It’s actually quite the exercise to sketch out an algorithm that will accomplish all of these goals when you’re thinking about explicit mutation. Our initial attempts at implementing this were clumsy. We’d fold the tree into a graph, adding fake nodes for the Scope construcotrs. Then we’d filter all the nodes in the graph, trying to find the ones we needed to collect. Then we’d do a graph traversal from the root, trying to find these Scope nodes, and propagating their information downstream.

Rather amazingly, this implementation kinda sorta worked! But it was slow, and took \(O(10k)\) SLOC to implement.

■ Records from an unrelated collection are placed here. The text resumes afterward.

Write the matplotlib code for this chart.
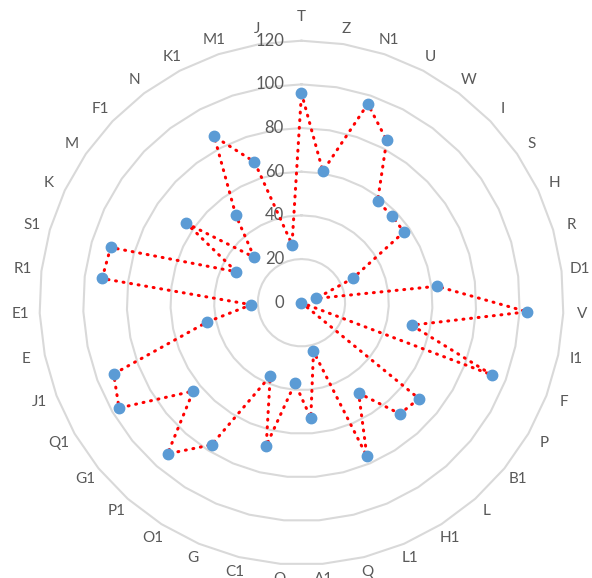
import numpy as np
import matplotlib
matplotlib.use('Agg')
import matplotlib.pyplot as plt

plt.rcParams['font.family'] = ['Lato', 'DejaVu Sans']

# categories around the radar, clockwise from the top
labels = ['T', 'Z', 'N1', 'U', 'W', 'I', 'S', 'H', 'R', 'D1', 'V', 'I1', 'F',
          'P', 'B1', 'L', 'H1', 'L1', 'Q', 'A1', 'O', 'C1', 'G', 'O1', 'P1',
          'G1', 'Q1', 'J1', 'E', 'E1', 'R1', 'S1', 'K', 'M', 'F1', 'N', 'K1',
          'M1', 'J']
values = [96, 61, 96, 84, 58, 57.5, 57, 26, 7, 62.5, 103.5, 51.5, 93.5,
          0, 69.5, 68, 49, 76.5, 23, 53, 37, 67.5, 36.5, 77, 92.5,
          64, 96.5, 92, 44, 23, 92, 91, 33, 64, 30, 50, 86,
          68, 27]
rings = [20, 40, 60, 80, 100, 120]

n = len(labels)
ang = np.arange(n) * 2 * np.pi / n

fig = plt.figure(figsize=(5.92, 5.78), dpi=100)
ax = fig.add_axes([0.0667, 0.0230, 0.8851, 0.9066], polar=True)
ax.set_theta_zero_location('N')
ax.set_theta_direction(-1)
ax.set_ylim(0, 120)
ax.spines['polar'].set_visible(False)
ax.grid(False)
ax.set_xticks([])
ax.set_yticks([])
ax.patch.set_alpha(0)

# polygon gridlines
ang_c = np.append(ang, ang[0])
for r in rings:
    ax.plot(ang_c, [r] * len(ang_c), color='#D9D9D9', lw=1.5, zorder=1,
            clip_on=False)

# value axis labels, left of the vertical spoke
for r in [0] + rings:
    ax.annotate(str(r), xy=(0, r), xytext=(-12.6, 0), textcoords='offset points',
                ha='right', va='center', fontsize=12, color='#595959')

# category labels just outside the outer ring
for i, (a, lab) in enumerate(zip(ang, labels)):
    rpx = 277 + 4 * np.sin(a) ** 2
    if i == 0:
        rpx = 286
    ax.text(a, rpx / 262 * 120, lab, ha='center', va='center', fontsize=11,
            color='#595959', clip_on=False)

vals_c = np.append(values, values[0])
ax.plot(ang_c, vals_c, color='#FF0000', lw=2.2,
        linestyle=(0, (0.3, 2.2)), dash_capstyle='round', zorder=3,
        clip_on=False)
ax.plot(ang, values, linestyle='none', marker='o', markersize=7.5,
        color='#5B9BD5', zorder=4, clip_on=False)

plt.savefig('out.png', dpi=100)
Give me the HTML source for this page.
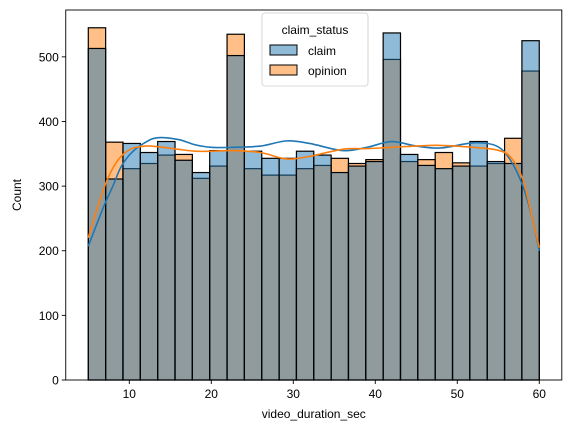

The insight here is that everything we needed to collect was monoidal:

data Solution = Solution
  { graph :: Graph
  , collectedNodes :: Set Node
  , metadata :: Map Node Metadata
  }
  deriving stock (Generic)
  deriving (Semigroup, Monoidally) via Generically Solution

where the deriving (Semigroup, Monoidally) via Generically Solution stanza gives us the semigroup and monoid instances that we’d expect from Solution being the product of a bunch of other monoids.

And now for the coup de grace: we hook everything up with the Writer monad. Writer is a chronically slept-on type, because most people seem to think it’s useful only for logging, and, underwhelming at doing logging compared to a real logger type. But the charm is in the details:

instance Monoid w => Monad (Writer w)

Writer w is a monad whenever w is a monoid, which makes it the perfect monad for solving data-structure-creation problems like the one we’ve got in mind. Such a thing gives rise to a few helper functions:

collectNode :: MonadWriter Solution m => Node -> m ()
collectNode n = tell $ mempty { collectedNodes = Set.singleton n }

addMetadata :: MonadWriter Solution m => Node -> Metadata -> m ()
addMetadata n m = tell $ mempty { metadata = Map.singleton n m }

emitGraphFragment :: MonadWriter Solution m => Graph -> m ()
emitGraphFragment g = tell $ mempty { graph = g }

each of which is responsible for adding a little piece to the final solution. Our algorithm is thus a function of the type:

algorithm
  :: Metadata
  -- ^ the current scope
  -> Tree
  -- ^ the tree we're reducing
  -> Writer Solution Node
  -- ^ our partial solution, and the node corresponding to the root of the tree

which traverses the Tree, recursing with a different Metadata whenever it comes across a Scope constructor, and calling our helper functions as it goes. At each step of the way, the only thing it needs to return is the root Node of the section of the graph it just built, which recursing calls can use to break up the problem into inductive pieces.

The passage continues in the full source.